Photo credit: Sean McConnell
Photo credit: Sean McConnell
Summer Experience: Jessie Walton travels to another nation – and to herself
By Kandace York
Jessie Walton remembers the moment she stepped out of a van and into Santa Fe, New Mexico, this summer. It was the start of the Navajo Nation trip; for her and many other students, it would be a life-changing two weeks.
“It was very early morning,” the graphic design major from Orrville, Ohio, said. “The sun was just starting to rise and there was a light, eerie fog around us. It felt like we had entered a whole different world.”
In a way, they had.
The Navajo Nation trip took them through parts of New Mexico and Arizona, with a focus on Indian reservations. They met Navajo elders and participated in service projects to learn about art, culture, nature and history of the Navajo Nation.
Walton said she is 50 percent Cherokee of the Long Hair tribe, and she had initial concerns about the trip.
“I wasn’t sure what the Navajo would think of us: both as white people and, for me, someone from another tribe,” she said.
She shouldn’t have worried, she said. “People were so caring and friendly. They welcomed us and allowed us into their lives.”
The Navajo Nation, Walton said, centers around three beliefs. First, you need to respect nature; if you do, nature will respect you back. Second, “we’re all five-finger people,” meaning that everyone is the same. And third, you should be kind to all people regardless of ethnicity, race or other demographics. “Everyone has a story and everyone carries a burden.”
The trip was even more memorable because of the bonding within the BGSU group. “I went not knowing anyone except Professor Ricketts, who had been my prof for one class. But all the people on the trip –- people I didn’t know –- are now my friends. All of them.”
This immersive experience is just what trip organizers Gordon Ricketts and Dr. Chris Frey envisioned.
Frey, an associate professor in the College of Education and Human Development, said, “We want to take students to a part of the country and to a culture that many haven’t experienced. We want them to feel what diversity and inclusion mean, where they live on other people’s terms.”
As co-manager of the trip, Frey described one of the conversations that the living conditions inspire. “In many places we visit, people do not have, and sometimes do not want running water or electricity. So, we talked about how people use water and what happens where they don’t have electricity.
“That’s something that many of the people on this trip haven’t experienced, but many Navajo have lived like this for hundreds of years.”
Although the trip is structured, Frey said the itinerary is flexible.
“We cook all our own food, so in the morning one group makes breakfast. Then we might visit historical sites, take hikes or participate in service projects, like butchering a sheep for supper. We keep some free time in the schedule to let students reflect on their experiences.”

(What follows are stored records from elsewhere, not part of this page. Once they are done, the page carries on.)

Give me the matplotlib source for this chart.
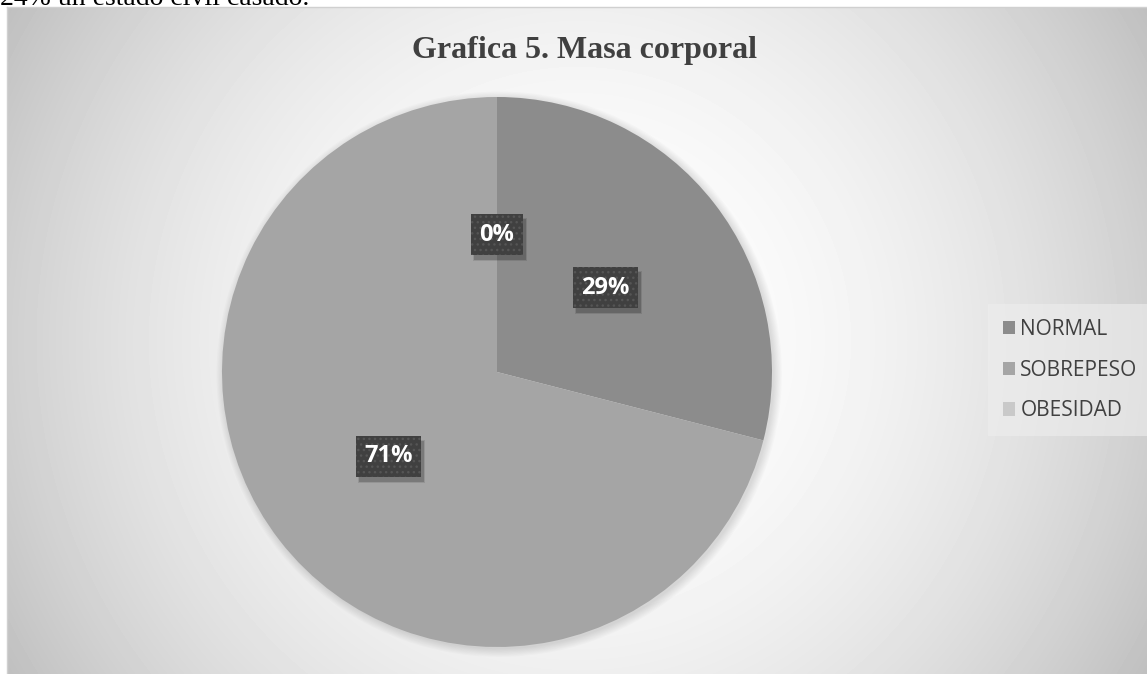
import numpy as np
import matplotlib.pyplot as plt
from matplotlib.patches import Circle, Rectangle
from matplotlib.transforms import IdentityTransform

categories = ['NORMAL', 'SOBREPESO', 'OBESIDAD']
values = [29, 71, 0]
colors = ['#8c8c8c', '#a5a5a5', '#c9c9c9']
title = 'Grafica 5. Masa corporal'
body_text = '24% un estado civil casado.'

W, H = 1147, 674


def fx(px):
    return px / W


def fy(py):
    return 1 - py / H


fig = plt.figure(figsize=(W / 100, H / 100), dpi=100)
fig.patch.set_facecolor('white')

# text from the document above the chart, cut off at the top
fig.text(fx(0), fy(5), body_text, family='Liberation Serif', fontsize=20,
         color='black', va='baseline', ha='left')

# chart area with a radial grey gradient
bg = fig.add_axes([fx(7), 0, 1 - fx(7), 1 - 7 / H])
gw, gh = W - 7, H - 7
yy, xx = np.mgrid[0:gh, 0:gw]
d = np.hypot(xx - 570, yy - 333)
shade = 1 - 0.25 * (d / 660) ** 2
bg.imshow(shade, cmap='gray', vmin=0, vmax=1, aspect='auto',
          extent=(0, gw, gh, 0), interpolation='bilinear')
bg.set_xticks([])
bg.set_yticks([])
for s in ['right', 'bottom']:
    bg.spines[s].set_visible(False)
for s in ['top', 'left']:
    bg.spines[s].set_color('#d0d0d0')
    bg.spines[s].set_linewidth(1)

fig.text(fx(584), fy(58), title, family='Liberation Serif', weight='bold',
         fontsize=23, color='#404040', ha='center', va='baseline')

# pie
r = 275
ax = fig.add_axes([fx(497 - r), fy(372 + r), 2 * r / W, 2 * r / H])
for i in range(8):
    ax.add_patch(Circle((0.008, -0.008), 1 + 0.004 * i, color='black',
                        alpha=0.015, lw=0, clip_on=False))
wedges, texts, autotexts = ax.pie(values, colors=colors, startangle=90,
                                  counterclock=False, radius=1,
                                  autopct=lambda p: '%.0f%%' % p,
                                  pctdistance=0.5,
                                  wedgeprops=dict(linewidth=0))
ax.set_xlim(-1, 1)
ax.set_ylim(-1, 1)
ax.set_axis_off()

for t in autotexts:
    t.set_color('white')
    t.set_fontweight('bold')
    t.set_fontsize(17)
    t.set_family('Open Sans')
    t.set_zorder(5)
    t.set_bbox(dict(boxstyle='square,pad=0.36', facecolor='#404040',
                    edgecolor='#555555', linewidth=0, hatch='...'))

leg = fig.legend(wedges, categories, loc='center left',
                 bbox_to_anchor=(fx(988), fy(370)), borderaxespad=0,
                 prop=dict(family='Open Sans', size=15),
                 labelcolor='#404040', frameon=True, fancybox=False,
                 handlelength=0.6, handleheight=0.6, handletextpad=0.25,
                 labelspacing=0.95, borderpad=0.7)
leg.get_frame().set_facecolor('#eeeeee')
leg.get_frame().set_alpha(0.6)
leg.get_frame().set_linewidth(0)

# drop shadows behind the label boxes
fig.canvas.draw()
for t in autotexts:
    bb = t.get_bbox_patch().get_window_extent()
    for k, a in [(0, 0.18), (1, 0.1)]:
        ax.add_patch(Rectangle((bb.x0 + 3 - k, bb.y0 - 5 - k),
                               bb.width + 2 * k, bb.height + 2 * k,
                               transform=IdentityTransform(),
                               facecolor='black', alpha=a, lw=0,
                               zorder=4, clip_on=False))

fig.savefig('out.png', dpi=100)
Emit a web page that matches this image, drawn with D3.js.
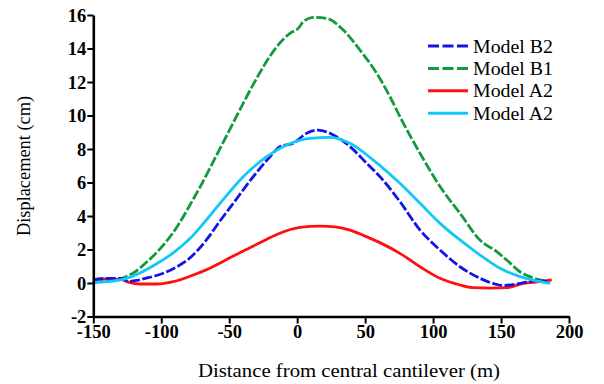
<!DOCTYPE html>
<html>
<head>
<meta charset="utf-8">
<script src="https://cdn.jsdelivr.net/npm/d3@7"></script>
<style>
  html, body { margin: 0; padding: 0; background: #fff; }
  svg { display: block; }
  svg text { font-family: "Liberation Serif", "Times New Roman", Times, serif; fill: #000; }
</style>
</head>
<body>
<svg id="chart" width="604" height="384"></svg>
<script>
// ---- Data ----
const xTicks = [-150, -100, -50, 0, 50, 100, 150, 200];
const yTicks = [-2, 0, 2, 4, 6, 8, 10, 12, 14, 16];

const seriesNames = ["Model B2", "Model B1", "Model A2", "Model A2"];

const xB2 = [-150,-140,-129.2,-124.3,-118,-113.2,-103.4,-91.2,-78.9,-66.5,-56.8,-47,-32.3,-20,-12.7,-2.9,7,15.5,26.6,38.9,51.1,62,75.6,90.4,105.1,119.8,134.5,143,151.7,164,176.2,184];
const yB2 = [0.2,0.28,0.28,0.1,0.15,0.25,0.45,0.85,1.5,2.6,3.7,4.76,6.35,7.54,8.14,8.34,8.94,9.13,8.84,8.14,7.15,6.25,4.86,3.16,1.97,0.97,0.28,0.0,-0.15,-0.02,0.14,0.1];

const xB1 = [-150,-140,-130,-120.6,-110,-98.5,-88,-78.9,-70,-60.5,-50,-39.7,-32,-24.9,-15.1,-5.3,0.8,4.5,11.8,21.7,33.9,46.2,58.5,68.3,75.6,90.4,105.1,119.8,134.5,146.8,154.2,163.9,172,178.7,186];
const yB1 = [0.05,0.12,0.25,0.6,1.3,2.26,3.4,4.66,5.95,7.44,9.1,10.73,11.9,12.91,14.1,14.91,15.2,15.6,15.86,15.8,15.1,13.91,12.52,11.12,9.93,7.74,5.76,4.16,2.56,1.87,1.37,0.67,0.35,0.18,0.08];

const xA2red = [-150,-140,-130,-123,-115.7,-103.4,-91.2,-78.9,-66.6,-51.9,-40,-27.4,-15,2,16.8,28,38.9,50,60.9,75.6,90.4,105.1,119.8,129.6,142,154.2,166.4,178.7,187.3];
const yA2red = [0.22,0.25,0.22,0.02,-0.06,-0.06,0.08,0.4,0.8,1.4,1.9,2.4,2.9,3.32,3.4,3.35,3.16,2.8,2.41,1.77,0.97,0.28,-0.12,-0.28,-0.3,-0.28,-0.02,0.08,0.18];

const xA2cyan = [-150,-140,-128,-115.7,-103.4,-91.2,-78.9,-69,-56.8,-39.7,-22.4,-7.7,9.4,24.1,38.9,56,75.6,90.4,105.1,119.8,134.5,149.2,164,178.7,186];
const yA2cyan = [0.02,0.08,0.22,0.6,1.15,1.8,2.65,3.55,4.75,6.35,7.54,8.24,8.64,8.7,8.34,7.34,5.95,4.76,3.56,2.57,1.67,0.88,0.38,0.08,-0.02];

const xTitle = "Distance from central cantilever (m)";
const yTitle = "Displacement (cm)";

// ---- Layout ----
const FONT = '"Liberation Serif", "Times New Roman", Times, serif';
const svg = d3.select("#chart");
const x = d3.scaleLinear().domain([-150, 200]).range([93.3, 569]);
const y = d3.scaleLinear().domain([-2, 16]).range([316.5, 15]);

const series = [
  { name: seriesNames[1], xs: xB1, ys: yB1, color: "#129a3c", dash: "10,2.5" },
  { name: seriesNames[2], xs: xA2red, ys: yA2red, color: "#ff1010", dash: null },
  { name: seriesNames[0], xs: xB2, ys: yB2, color: "#1414e6", dash: "10,2.5" },
  { name: seriesNames[3], xs: xA2cyan, ys: yA2cyan, color: "#12c8f5", dash: null }
];

const line = d3.line().x(d => x(d[0])).y(d => y(d[1])).curve(d3.curveMonotoneX);

series.forEach(s => {
  const pts = s.xs.map((v, i) => [v, s.ys[i]]);
  svg.append("path")
    .attr("d", line(pts))
    .attr("fill", "none")
    .attr("stroke", s.color)
    .attr("stroke-width", 2.8)
    .attr("stroke-linejoin", "round")
    .attr("stroke-dasharray", s.dash);
});

// ---- Axes ----
const fmt = d => String(d);
const xAxis = d3.axisBottom(x).tickValues(xTicks).tickSize(7).tickSizeOuter(0).tickPadding(2).tickFormat(fmt);
const yAxis = d3.axisLeft(y).tickValues(yTicks).tickSize(6).tickSizeOuter(0).tickPadding(1).tickFormat(fmt);

const gx = svg.append("g").attr("transform", `translate(0,${y(-2)})`).call(xAxis);
const gy = svg.append("g").attr("transform", `translate(${x(-150)},0)`).call(yAxis);

[gx, gy].forEach(g => {
  g.attr("font-family", FONT).attr("font-size", 18.5).attr("font-weight", "bold");
  g.select(".domain").attr("stroke", "#000").attr("stroke-width", 2.6);
  g.selectAll(".tick line").attr("stroke", "#000").attr("stroke-width", 2);
  g.selectAll(".tick text")
    .style("font-family", FONT)
    .style("font-weight", "700")
    .style("font-size", "18.5px")
    .attr("fill", "#000");
});
gx.selectAll(".tick text").attr("dy", "0.7em");
gy.selectAll(".tick text").attr("dy", "0.33em");

// ---- Axis titles ----
svg.append("text")
  .attr("x", 349).attr("y", 376.5)
  .attr("text-anchor", "middle")
  .attr("textLength", 302).attr("lengthAdjust", "spacingAndGlyphs")
  .style("font-family", FONT)
  .style("font-size", "19px")
  .text(xTitle);

svg.append("text")
  .attr("transform", "translate(29.5,166) rotate(-90)")
  .attr("text-anchor", "middle")
  .attr("textLength", 140).attr("lengthAdjust", "spacingAndGlyphs")
  .style("font-family", FONT)
  .style("font-size", "18.5px")
  .text(yTitle);

// ---- Legend ----
const legendItems = [
  { name: seriesNames[0], color: "#1414e6", dash: "11,3.5" },
  { name: seriesNames[1], color: "#129a3c", dash: "11,3.5" },
  { name: seriesNames[2], color: "#ff1010", dash: null },
  { name: seriesNames[3], color: "#12c8f5", dash: null }
];
const lg = svg.append("g");
legendItems.forEach((d, i) => {
  const cy = 46 + i * 22.4;
  lg.append("line")
    .attr("x1", 428).attr("x2", 468).attr("y1", cy).attr("y2", cy)
    .attr("stroke", d.color).attr("stroke-width", 3)
    .attr("stroke-dasharray", d.dash);
  lg.append("text")
    .attr("x", 473).attr("y", cy + 6.5)
    .attr("textLength", 80).attr("lengthAdjust", "spacingAndGlyphs")
    .style("font-family", FONT)
    .style("font-size", "19.5px")
    .text(d.name);
});
</script>
</body>
</html>
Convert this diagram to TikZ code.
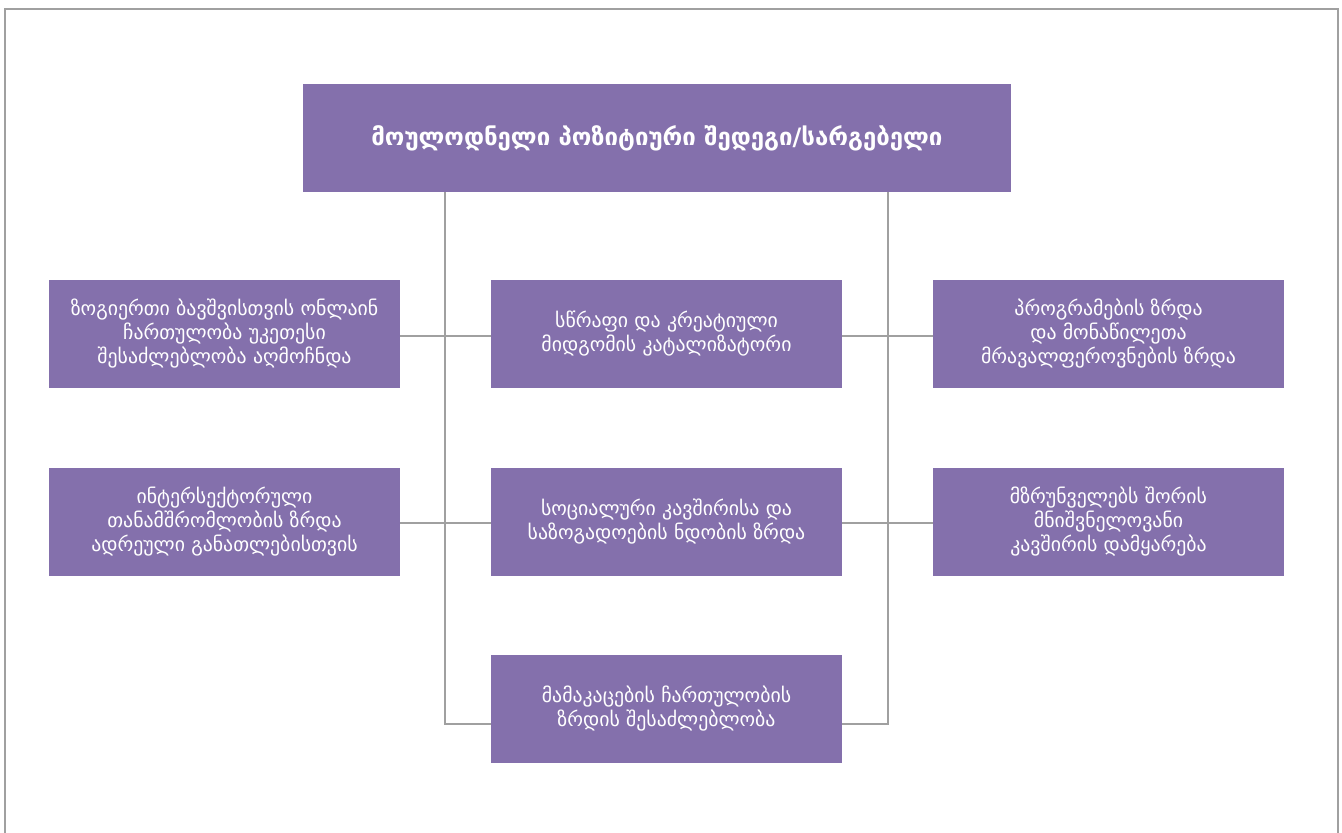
\documentclass[tikz,border=0pt]{standalone}
\usepackage{fontspec}
\setmainfont{DejaVu Sans}
\definecolor{boxc}{RGB}{132,112,172}
\definecolor{linec}{RGB}{160,160,160}
\begin{document}
\begin{tikzpicture}[x=0.5pt,y=-0.5pt,
  box/.style={fill=boxc,text=white,draw=none,inner sep=0pt,align=center,
    minimum width=175.5pt,minimum height=54pt,font=\fontsize{9.9}{12}\selectfont},
  conn/.style={draw=linec,line width=1.2pt}]
\useasboundingbox (0,0) rectangle (1342,833);
\draw[linec,line width=1.1pt] (5,833) -- (5,9) -- (1338,9) -- (1338,833);
\node[box,minimum width=354pt,font=\fontsize{12}{14}\selectfont\bfseries] (top) at (657,138) {მოულოდნელი პოზიტიური შედეგი/სარგებელი};
\node[box] (l1) at (224.5,334) {ზოგიერთი ბავშვისთვის ონლაინ\\ჩართულობა უკეთესი\\შესაძლებლობა აღმოჩნდა};
\node[box] (m1) at (666.5,334) {სწრაფი და კრეატიული\\მიდგომის კატალიზატორი};
\node[box] (r1) at (1108.5,334) {პროგრამების ზრდა\\და მონაწილეთა\\მრავალფეროვნების ზრდა};
\node[box] (l2) at (224.5,522) {ინტერსექტორული\\თანამშრომლობის ზრდა\\ადრეული განათლებისთვის};
\node[box] (m2) at (666.5,522) {სოციალური კავშირისა და\\საზოგადოების ნდობის ზრდა};
\node[box] (r2) at (1108.5,522) {მზრუნველებს შორის\\მნიშვნელოვანი\\კავშირის დამყარება};
\node[box] (m3) at (666.5,709) {მამაკაცების ჩართულობის\\ზრდის შესაძლებლობა};
\coordinate (jl) at (445,724);
\coordinate (jr) at (888,724);
\coordinate (h1) at (0,336);
\coordinate (h2) at (0,523);
\draw[conn] (top.south -| jl) -- (jl) -- (m3.west |- jl);
\draw[conn] (top.south -| jr) -- (jr) -- (m3.east |- jr);
\draw[conn] (l1.east |- h1) -- (m1.west |- h1);
\draw[conn] (m1.east |- h1) -- (r1.west |- h1);
\draw[conn] (l2.east |- h2) -- (m2.west |- h2);
\draw[conn] (m2.east |- h2) -- (r2.west |- h2);
\end{tikzpicture}
\end{document}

Although the Navajo Nation lies geographically within the United States, Frey said, “It’s a different culture, a different economy and a different language.”
His goals include expanded opportunities to work with more indigenous cultures throughout the U.S. and the world.
“There are 400 million indigenous people worldwide – not just Navajo,” he said.
Walton echoed his point.
“Native Americans are still here, working and living every day," she said. "They have not gone away.”
Walton said she already plans to return to the Navajo Nation as part of BGSU's next trip: May 17-31.